### INFORMATION PROVIDED
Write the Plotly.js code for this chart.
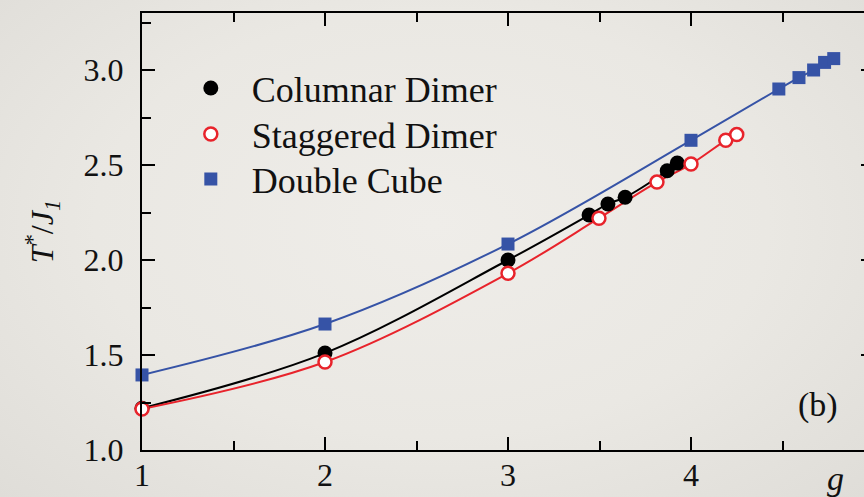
<!DOCTYPE html>
<html>
<head>
<meta charset="utf-8">
<script src="https://cdn.plot.ly/plotly-3.0.1.min.js"></script>
<style>
html,body{margin:0;padding:0;overflow:hidden;width:864px;height:497px;}
body{background:radial-gradient(ellipse at 50% 45%, #efede9 0%, #eae8e3 55%, #dfddd8 100%);}
#plot{width:876px;height:497px;}
</style>
</head>
<body>
<div id="plot"></div>
<script>
// Columnar Dimer (black filled circles)
const colX = [1, 2, 3, 3.443, 3.546, 3.64, 3.87, 3.925];
const colY = [1.22, 1.51, 2.0, 2.237, 2.295, 2.33, 2.47, 2.51];
// Staggered Dimer (red open circles)
const stgX = [1, 2, 3, 3.497, 3.814, 4.0, 4.19, 4.25];
const stgY = [1.216, 1.463, 1.93, 2.22, 2.41, 2.505, 2.63, 2.66];
// Double Cube (blue squares)
const dcX = [1, 2, 3, 4, 4.48, 4.59, 4.67, 4.73, 4.78];
const dcY = [1.395, 1.663, 2.084, 2.63, 2.9, 2.96, 3.0, 3.04, 3.06];

const names = ['Columnar Dimer', 'Staggered Dimer', 'Double Cube'];
const yTicks = [1.0, 1.5, 2.0, 2.5, 3.0];
const yTickText = ['1.0', '1.5', '2.0', '2.5', '3.0'];
const xTicks = [1, 2, 3, 4];
const xTickText = ['1', '2', '3', '4'];

const BLUE = '#3653a6', RED = '#e8232b', BLACK = '#000000';
const FONT = 'Liberation Serif, Times New Roman, serif';

const lineTrace = (x, y, c) => ({
  x, y, type: 'scatter', mode: 'lines', showlegend: false, hoverinfo: 'skip',
  line: {color: c, width: 2, shape: 'spline', smoothing: 1}, cliponaxis: false
});

const traces = [
  lineTrace(dcX, dcY, BLUE),
  lineTrace(colX, colY, BLACK),
  lineTrace(stgX, stgY, RED),
  {x: dcX, y: dcY, type: 'scatter', mode: 'markers', name: names[2], legend: 'legend3',
   marker: {symbol: 'square', size: 13, color: BLUE}, cliponaxis: false},
  {x: colX, y: colY, type: 'scatter', mode: 'markers', name: names[0], legend: 'legend',
   marker: {symbol: 'circle', size: 15, color: BLACK}, cliponaxis: false},
  {x: stgX, y: stgY, type: 'scatter', mode: 'markers', name: names[1], legend: 'legend2',
   marker: {symbol: 'circle', size: 13, color: '#ffffff', line: {color: RED, width: 2.5}}, cliponaxis: false}
];

const legendBase = (y) => ({x: 0.038, y: y, xanchor: 'left', yanchor: 'middle', bgcolor: 'rgba(0,0,0,0)',
  font: {family: FONT, size: 36, color: '#111'}, itemwidth: 72});

const axisCommon = {
  showline: true, linecolor: '#000', linewidth: 2, mirror: 'ticks',
  ticks: 'inside', ticklen: 13, tickwidth: 2, tickcolor: '#000',
  showgrid: false, zeroline: false,
  tickfont: {family: FONT, size: 32, color: '#111'}
};

const layout = {
  width: 876, height: 497,
  margin: {l: 142, r: 2, t: 13, b: 47},
  paper_bgcolor: 'rgba(0,0,0,0)', plot_bgcolor: 'rgba(0,0,0,0)',
  showlegend: true,
  legend: legendBase(0.828),
  legend2: legendBase(0.723),
  legend3: legendBase(0.620),
  xaxis: Object.assign({}, axisCommon, {
    range: [1, 5], tickmode: 'array', tickvals: xTicks, ticktext: xTickText,
    minor: {dtick: 0.5, ticks: 'inside', ticklen: 9, tickwidth: 2, tickcolor: '#000', showgrid: false},
    ticklabelstandoff: -4
  }),
  yaxis: Object.assign({}, axisCommon, {
    range: [1, 3.3], tickmode: 'array', tickvals: yTicks, ticktext: yTickText,
    minor: {dtick: 0.25, ticks: 'inside', ticklen: 9, tickwidth: 2, tickcolor: '#000', showgrid: false},
    ticklabelstandoff: 10,
    title: {text: '<i>T</i><sup>*</sup>/<i>J</i><sub><i>1</i></sub>', font: {family: FONT, size: 32, color: '#111'}, standoff: 20}
  }),
  annotations: [
    {text: '<i>g</i>', xref: 'x', yref: 'paper', x: 4.79, y: -0.065, xanchor: 'center', yanchor: 'middle',
     showarrow: false, font: {family: FONT, size: 34, color: '#111'}},
    {text: '(b)', xref: 'x', yref: 'y', x: 4.694, y: 1.237, xanchor: 'center', yanchor: 'middle',
     showarrow: false, font: {family: FONT, size: 34, color: '#111'}}
  ]
};

Plotly.newPlot('plot', traces, layout, {displayModeBar: false, staticPlot: true});
</script>
</body>
</html>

### THE EXERCISE
Return all of the data exactly as written, and drop the pictures.

### CORRECT ANSWER
Write the Plotly.js code for this chart.
<!DOCTYPE html>
<html>
<head>
<meta charset="utf-8">
<script src="https://cdn.plot.ly/plotly-3.0.1.min.js"></script>
<style>
html,body{margin:0;padding:0;overflow:hidden;width:864px;height:497px;}
body{background:radial-gradient(ellipse at 50% 45%, #efede9 0%, #eae8e3 55%, #dfddd8 100%);}
#plot{width:876px;height:497px;}
</style>
</head>
<body>
<div id="plot"></div>
<script>
// Columnar Dimer (black filled circles)
const colX = [1, 2, 3, 3.443, 3.546, 3.64, 3.87, 3.925];
const colY = [1.22, 1.51, 2.0, 2.237, 2.295, 2.33, 2.47, 2.51];
// Staggered Dimer (red open circles)
const stgX = [1, 2, 3, 3.497, 3.814, 4.0, 4.19, 4.25];
const stgY = [1.216, 1.463, 1.93, 2.22, 2.41, 2.505, 2.63, 2.66];
// Double Cube (blue squares)
const dcX = [1, 2, 3, 4, 4.48, 4.59, 4.67, 4.73, 4.78];
const dcY = [1.395, 1.663, 2.084, 2.63, 2.9, 2.96, 3.0, 3.04, 3.06];

const names = ['Columnar Dimer', 'Staggered Dimer', 'Double Cube'];
const yTicks = [1.0, 1.5, 2.0, 2.5, 3.0];
const yTickText = ['1.0', '1.5', '2.0', '2.5', '3.0'];
const xTicks = [1, 2, 3, 4];
const xTickText = ['1', '2', '3', '4'];

const BLUE = '#3653a6', RED = '#e8232b', BLACK = '#000000';
const FONT = 'Liberation Serif, Times New Roman, serif';

const lineTrace = (x, y, c) => ({
  x, y, type: 'scatter', mode: 'lines', showlegend: false, hoverinfo: 'skip',
  line: {color: c, width: 2, shape: 'spline', smoothing: 1}, cliponaxis: false
});

const traces = [
  lineTrace(dcX, dcY, BLUE),
  lineTrace(colX, colY, BLACK),
  lineTrace(stgX, stgY, RED),
  {x: dcX, y: dcY, type: 'scatter', mode: 'markers', name: names[2], legend: 'legend3',
   marker: {symbol: 'square', size: 13, color: BLUE}, cliponaxis: false},
  {x: colX, y: colY, type: 'scatter', mode: 'markers', name: names[0], legend: 'legend',
   marker: {symbol: 'circle', size: 15, color: BLACK}, cliponaxis: false},
  {x: stgX, y: stgY, type: 'scatter', mode: 'markers', name: names[1], legend: 'legend2',
   marker: {symbol: 'circle', size: 13, color: '#ffffff', line: {color: RED, width: 2.5}}, cliponaxis: false}
];

const legendBase = (y) => ({x: 0.038, y: y, xanchor: 'left', yanchor: 'middle', bgcolor: 'rgba(0,0,0,0)',
  font: {family: FONT, size: 36, color: '#111'}, itemwidth: 72});

const axisCommon = {
  showline: true, linecolor: '#000', linewidth: 2, mirror: 'ticks',
  ticks: 'inside', ticklen: 13, tickwidth: 2, tickcolor: '#000',
  showgrid: false, zeroline: false,
  tickfont: {family: FONT, size: 32, color: '#111'}
};

const layout = {
  width: 876, height: 497,
  margin: {l: 142, r: 2, t: 13, b: 47},
  paper_bgcolor: 'rgba(0,0,0,0)', plot_bgcolor: 'rgba(0,0,0,0)',
  showlegend: true,
  legend: legendBase(0.828),
  legend2: legendBase(0.723),
  legend3: legendBase(0.620),
  xaxis: Object.assign({}, axisCommon, {
    range: [1, 5], tickmode: 'array', tickvals: xTicks, ticktext: xTickText,
    minor: {dtick: 0.5, ticks: 'inside', ticklen: 9, tickwidth: 2, tickcolor: '#000', showgrid: false},
    ticklabelstandoff: -4
  }),
  yaxis: Object.assign({}, axisCommon, {
    range: [1, 3.3], tickmode: 'array', tickvals: yTicks, ticktext: yTickText,
    minor: {dtick: 0.25, ticks: 'inside', ticklen: 9, tickwidth: 2, tickcolor: '#000', showgrid: false},
    ticklabelstandoff: 10,
    title: {text: '<i>T</i><sup>*</sup>/<i>J</i><sub><i>1</i></sub>', font: {family: FONT, size: 32, color: '#111'}, standoff: 20}
  }),
  annotations: [
    {text: '<i>g</i>', xref: 'x', yref: 'paper', x: 4.79, y: -0.065, xanchor: 'center', yanchor: 'middle',
     showarrow: false, font: {family: FONT, size: 34, color: '#111'}},
    {text: '(b)', xref: 'x', yref: 'y', x: 4.694, y: 1.237, xanchor: 'center', yanchor: 'middle',
     showarrow: false, font: {family: FONT, size: 34, color: '#111'}}
  ]
};

Plotly.newPlot('plot', traces, layout, {displayModeBar: false, staticPlot: true});
</script>
</body>
</html>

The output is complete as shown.